I have always, like most people familiar with the Bonhoeffer story, appreciated and struggled with the profound depth of his calling. It was a calling that he clearly understood as coming directly from Christ. It was a calling that led, almost inevitably, to his imprisonment and death at the hands of the Gestapo, only days before Hitler’s own suicide. If we desire, and I believe we must, to consider the power of the calling of Christ in our own lives then we may ponder the calling of Christ in other people as testimony and witness. But we speak of being called by Christ to give up our lives as a metaphor, a manner of speaking. Bonhoeffer understand such a calling literally. Like others in that terrible era, Bonhoeffer had options.
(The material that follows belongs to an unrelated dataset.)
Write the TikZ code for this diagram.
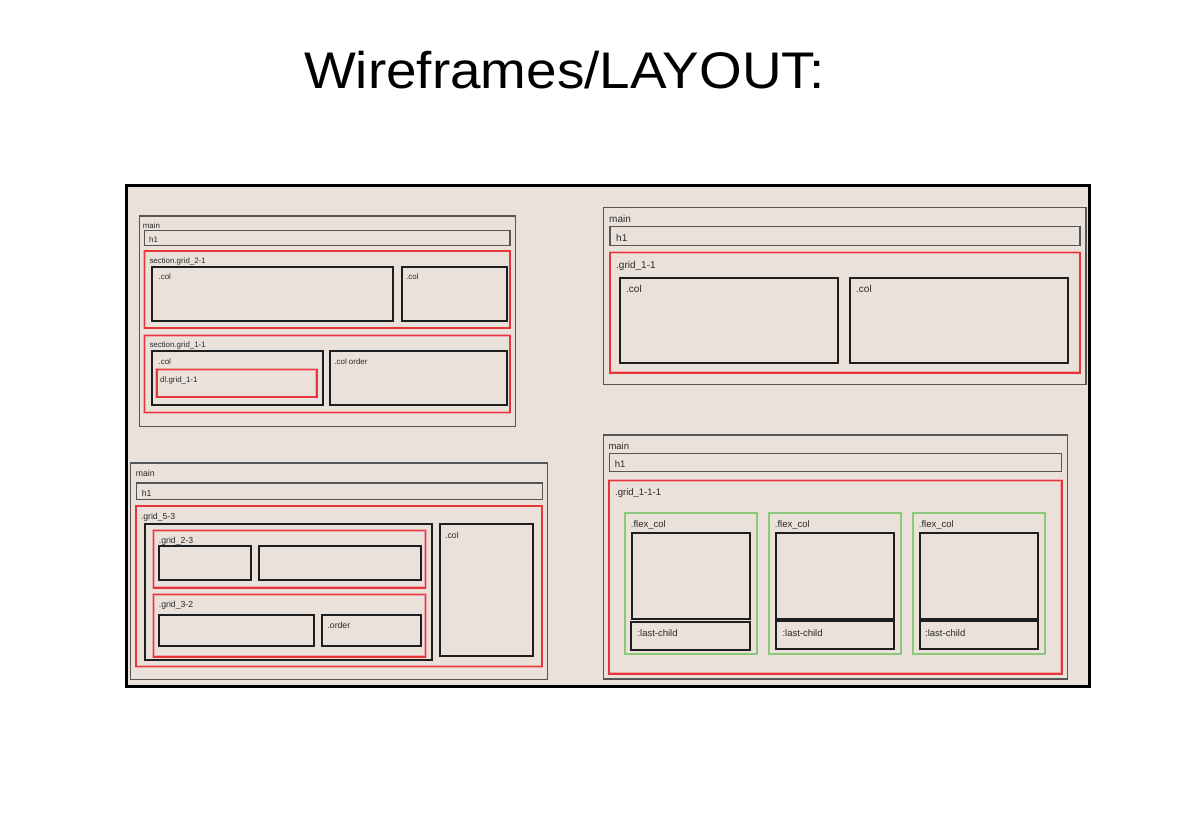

He could have saved himself, and ride out the war safely within America enjoying the opportunity to teach at Union Theological Seminary surrounded by other, brilliant German theologians who did just that. We must ask ourselves the deeply haunting question which emerges from the Bonhoeffer story: Why did he choose to leave the safety of America and return to Nazi Germany, when he fully understood the consequences which probably would result? Coles reflects on this question brilliantly and sees it as central to the Bonhoeffer legacy. It was for Bonhoeffer the fulfillment of the call of Christ. I quote at length from Robert Cole’s introduction:

“In this regard I remember well a conversation with Reinhold and Ursala Niebuhr in the summer of 1963 and their polite but candid wish to convey not only the concern so many at Union Seminary felt for Bonhoeffer, but an interesting and all too instructive variant of that concern. Why did he want so badly to go back to Germany? What did the “homesickness” of which frequently spoke “really” mean? Was he not, perhaps, “depressed”? Might not he have been helped by some “conversations” with a “professional” person? Wouldn’t it have been “wiser” for him to stay in America and help rouse a significantly isolationist nation to an awareness of what was at stake in Europe? By then Paul Tillich and Karl Barth had gone into exile; hadn’t Bonhoeffer already struggled harder against the Nazis that just about anyone throughout the German universities, throughout Christendom?” (Page 24).

“The heart of Bonhoeffer’s spiritual legacy to us is not be found in his words, his books, but in the way he spent his time on this earth, in his decision to live as if the Lord were a neighbor and friend, a constant source of courage and inspiration, a presence amid travail and joy alike, a reminder of love’s obligations and affirmations and also of death’s decisive meaning (how we die as a measure of how we have lived, of who we are). Bonhoeffer abandoned cleverness with language, brilliance at abstract formulations; he forsook denominational argument, oaths and pledges and avowals. In the end he reached out to all of us who crave, in hunger and in thirst, God’s grace. And, one believes, unwittingly, unself-consciously, he became its witness, its recipient. His spiritual gift to us, especially, is his life.” (page 41).

Thanks be to God for the words and witness, the life and death of Dietrich Bonhoeffer.